● **DATASET SECTION**:
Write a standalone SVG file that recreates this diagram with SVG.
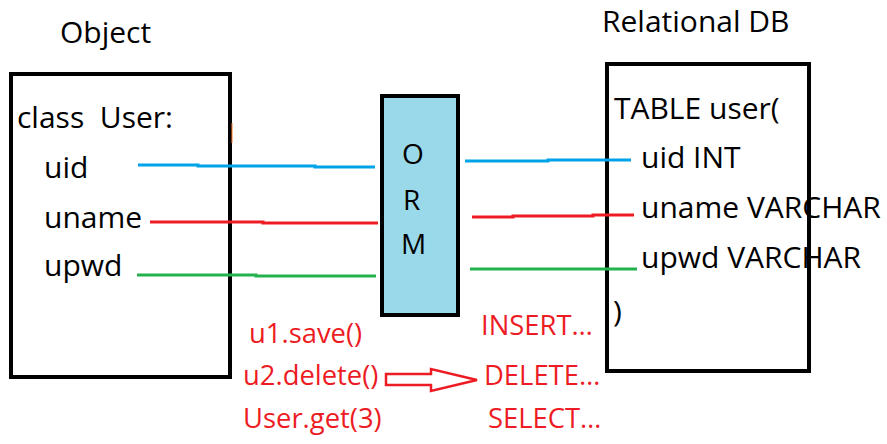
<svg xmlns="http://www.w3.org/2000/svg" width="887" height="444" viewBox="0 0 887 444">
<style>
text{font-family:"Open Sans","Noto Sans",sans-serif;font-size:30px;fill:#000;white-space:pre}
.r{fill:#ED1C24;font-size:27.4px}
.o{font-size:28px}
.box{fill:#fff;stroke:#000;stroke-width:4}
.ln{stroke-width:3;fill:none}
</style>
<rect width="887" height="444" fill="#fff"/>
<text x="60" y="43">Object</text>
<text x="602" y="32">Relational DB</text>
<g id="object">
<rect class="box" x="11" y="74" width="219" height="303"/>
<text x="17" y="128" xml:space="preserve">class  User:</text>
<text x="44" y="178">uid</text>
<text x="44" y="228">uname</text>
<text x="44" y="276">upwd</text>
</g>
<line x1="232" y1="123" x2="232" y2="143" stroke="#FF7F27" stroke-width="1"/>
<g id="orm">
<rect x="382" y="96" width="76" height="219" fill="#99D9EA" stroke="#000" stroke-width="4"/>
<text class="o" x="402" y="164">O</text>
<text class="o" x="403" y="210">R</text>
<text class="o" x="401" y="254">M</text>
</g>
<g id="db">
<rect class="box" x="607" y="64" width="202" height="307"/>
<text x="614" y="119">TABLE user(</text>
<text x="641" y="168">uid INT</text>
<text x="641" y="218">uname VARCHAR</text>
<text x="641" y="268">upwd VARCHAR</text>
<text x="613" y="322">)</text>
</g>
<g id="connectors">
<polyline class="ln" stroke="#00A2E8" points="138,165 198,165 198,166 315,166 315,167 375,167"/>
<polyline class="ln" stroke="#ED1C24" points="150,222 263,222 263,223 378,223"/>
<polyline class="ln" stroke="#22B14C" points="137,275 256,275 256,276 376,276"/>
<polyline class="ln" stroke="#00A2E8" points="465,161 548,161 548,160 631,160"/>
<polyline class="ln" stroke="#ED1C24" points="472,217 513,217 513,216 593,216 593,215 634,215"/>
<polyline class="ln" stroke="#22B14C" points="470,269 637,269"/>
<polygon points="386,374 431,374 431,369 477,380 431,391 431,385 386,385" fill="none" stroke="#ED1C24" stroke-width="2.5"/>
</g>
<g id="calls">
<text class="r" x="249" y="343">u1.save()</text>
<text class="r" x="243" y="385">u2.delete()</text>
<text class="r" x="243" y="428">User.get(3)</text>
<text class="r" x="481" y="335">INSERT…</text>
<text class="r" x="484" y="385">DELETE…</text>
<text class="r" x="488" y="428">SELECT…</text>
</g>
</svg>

● **EXERCISE PROMPT**: Repeat the data exactly, without the pictures.

● **RESPONSE TO THIS TASK**:
Write a standalone SVG file that recreates this diagram with SVG.
<svg xmlns="http://www.w3.org/2000/svg" width="887" height="444" viewBox="0 0 887 444">
<style>
text{font-family:"Open Sans","Noto Sans",sans-serif;font-size:30px;fill:#000;white-space:pre}
.r{fill:#ED1C24;font-size:27.4px}
.o{font-size:28px}
.box{fill:#fff;stroke:#000;stroke-width:4}
.ln{stroke-width:3;fill:none}
</style>
<rect width="887" height="444" fill="#fff"/>
<text x="60" y="43">Object</text>
<text x="602" y="32">Relational DB</text>
<g id="object">
<rect class="box" x="11" y="74" width="219" height="303"/>
<text x="17" y="128" xml:space="preserve">class  User:</text>
<text x="44" y="178">uid</text>
<text x="44" y="228">uname</text>
<text x="44" y="276">upwd</text>
</g>
<line x1="232" y1="123" x2="232" y2="143" stroke="#FF7F27" stroke-width="1"/>
<g id="orm">
<rect x="382" y="96" width="76" height="219" fill="#99D9EA" stroke="#000" stroke-width="4"/>
<text class="o" x="402" y="164">O</text>
<text class="o" x="403" y="210">R</text>
<text class="o" x="401" y="254">M</text>
</g>
<g id="db">
<rect class="box" x="607" y="64" width="202" height="307"/>
<text x="614" y="119">TABLE user(</text>
<text x="641" y="168">uid INT</text>
<text x="641" y="218">uname VARCHAR</text>
<text x="641" y="268">upwd VARCHAR</text>
<text x="613" y="322">)</text>
</g>
<g id="connectors">
<polyline class="ln" stroke="#00A2E8" points="138,165 198,165 198,166 315,166 315,167 375,167"/>
<polyline class="ln" stroke="#ED1C24" points="150,222 263,222 263,223 378,223"/>
<polyline class="ln" stroke="#22B14C" points="137,275 256,275 256,276 376,276"/>
<polyline class="ln" stroke="#00A2E8" points="465,161 548,161 548,160 631,160"/>
<polyline class="ln" stroke="#ED1C24" points="472,217 513,217 513,216 593,216 593,215 634,215"/>
<polyline class="ln" stroke="#22B14C" points="470,269 637,269"/>
<polygon points="386,374 431,374 431,369 477,380 431,391 431,385 386,385" fill="none" stroke="#ED1C24" stroke-width="2.5"/>
</g>
<g id="calls">
<text class="r" x="249" y="343">u1.save()</text>
<text class="r" x="243" y="385">u2.delete()</text>
<text class="r" x="243" y="428">User.get(3)</text>
<text class="r" x="481" y="335">INSERT…</text>
<text class="r" x="484" y="385">DELETE…</text>
<text class="r" x="488" y="428">SELECT…</text>
</g>
</svg>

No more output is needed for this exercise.